Chronique - Roche : «J'avais averti l'UCI, on m'a ri au nez»
Par Valentin GLO le 29/03/2016 à 08:10
Vidéo - L'hommage d'un internaute à Antoine Demoitié (@Gicajordi2)
Week-end terrible pour le cyclisme ! Samedi, Daan Myngheer (Roubaix-Lille Métropole) était victime d'un infarctus sur la 1ère étape du Critérium International et s'est éteint lundi soir à l'hôpital d'Ajaccio. Dimanche, Antoine Demoitié (Wanty-Groupe Gobert) était percuté par une moto suiveuse lors de Gand-Wevelgem après une chute, un accident qui lui aussi coûtera la vie. Notre chroniqueur de Cyclism'Actu, Stephen Roche, seul autre vainqueur de la Triple Couronne en 1987 (Giro, Tour de France, championnats du Monde la même année) avec Eddy Merckx, a siégé ces dernières années dans différentes commissions de l'Union Cycliste Internationale. Stephen Roche accompagne aujoud'hui et désormais des invités sur les routes du Tour de France. Bref, le plus Français des Irlandais sait de quoi il parle quand il s'agit d'évoquer la sécurité des coureurs. Explications.
"Définir une limite pour les motos et les voitures"
Il faut savoir que nous vivons des drames tous les jours. Seulement, c'est rare d'en subir deux le même week-end avec une telle ampleur. L'accident d'Antoine Demoitié avec la moto, c'est de la malchance. Nous pouvons toujours chercher des coupables mais ça ne va pas le faire revenir à la vie. Il faut plutôt essayer de trouver des solutions pour l'avenir, pour ne pas que cela se répète. Il y a trop de motos ? Oui. Mais si nous commençons à les supprimer, les journalistes vont pleurer car ils ne pourront pas faire leur papier, et le public sera mécontent car il n'aura ni image ni photo.
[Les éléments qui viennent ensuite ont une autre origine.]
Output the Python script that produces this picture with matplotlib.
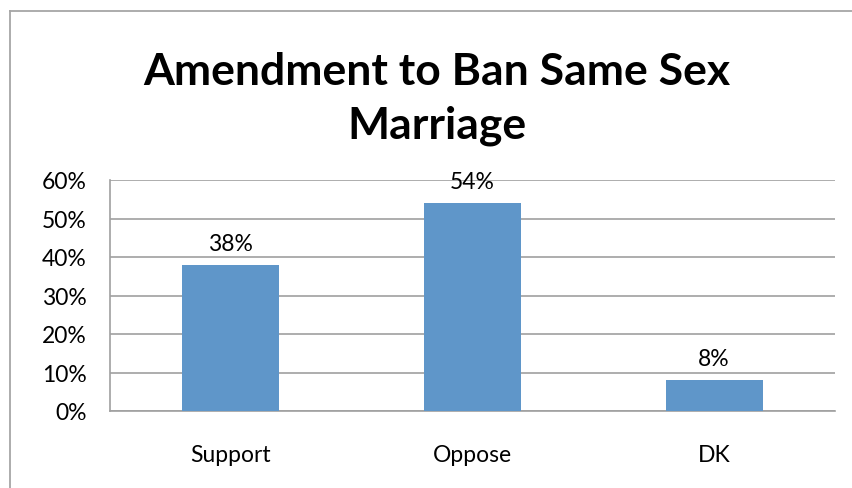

Il faut définir une limite. Je n'ai pas la réponse, mais depuis la fin de ma carrière, je suis souvent dans les voitures derrière les échappées avec des invités et ça s'affronte durement entre motos et voitures.
Il y a peut-être un moyen de réduire le nombre de motos en gardant seulement les indispensables. Elles ne sont pas toutes nécessaires ! Cependant chacun va défendre son bifteck. Il faut juste apprendre à faire le même travail, mais autrement. À tout le monde se retrouver autour d'une table et être franc. ll faudrait laisser seulement les véhicules indispensables, certaines motos peuvent être enlevées mais c'est compliqué de satisfaire tout le monde. C'est très compliqué.
"J'en avais déjà parlé à l'Union Cycliste Internaionale"
Pourquoi attendre qu'il y ait un drame pour que l'UCI ouvre une enquête ? Je leur en avais déjà parlé plusieurs fois lorsque j'étais dans les différentes commissions de l'UCI. Quand je parlais des coureurs qui descendaient prendre les bidons aux voitures, tout le monde m'a ri au nez. Lorsque les coureurs s'arrêtent pour des besoins naturels, ils ne se pressent pas car ils savent qu'ils vont revenir dans les voitures, c'est pareil pour les chutes. J'avais averti l'UCI de regarder ce qu'il se passe à l'arrière d'un peloton. Il ne faut pas attendre un nouveau drame, il y a trop de motos, il y a trop de voitures. L'UCI va faire une enquête, mais il a fallu attendre un drame.
"Tout le monde paye à la moindre erreur"
Il y a plus de monde à tous les étages de la course, que ce soit dans le peloton, dans le public, dans la file des véhicules, les hélicoptère, etc. Mais cela ne suffit pas à expliquer l'augmentation du nombre de drames. Les oreillettes ont aussi leur part à voir là-dedans. Les coureurs sont plus compétitifs, donc le peloton est plus conséquent aux endroits décisifs. Il y a moins de respect entre les coureurs également. C'est aussi un problème : maintenant chacun veut gagner. Il manque un certain respect contrairement à notre époque. La matériel est aussi en cause tout en carbone, les coureurs ont moins de marge d'erreur. Et il suffit d'une une petite erreur de freinage pour que tout le monde paye.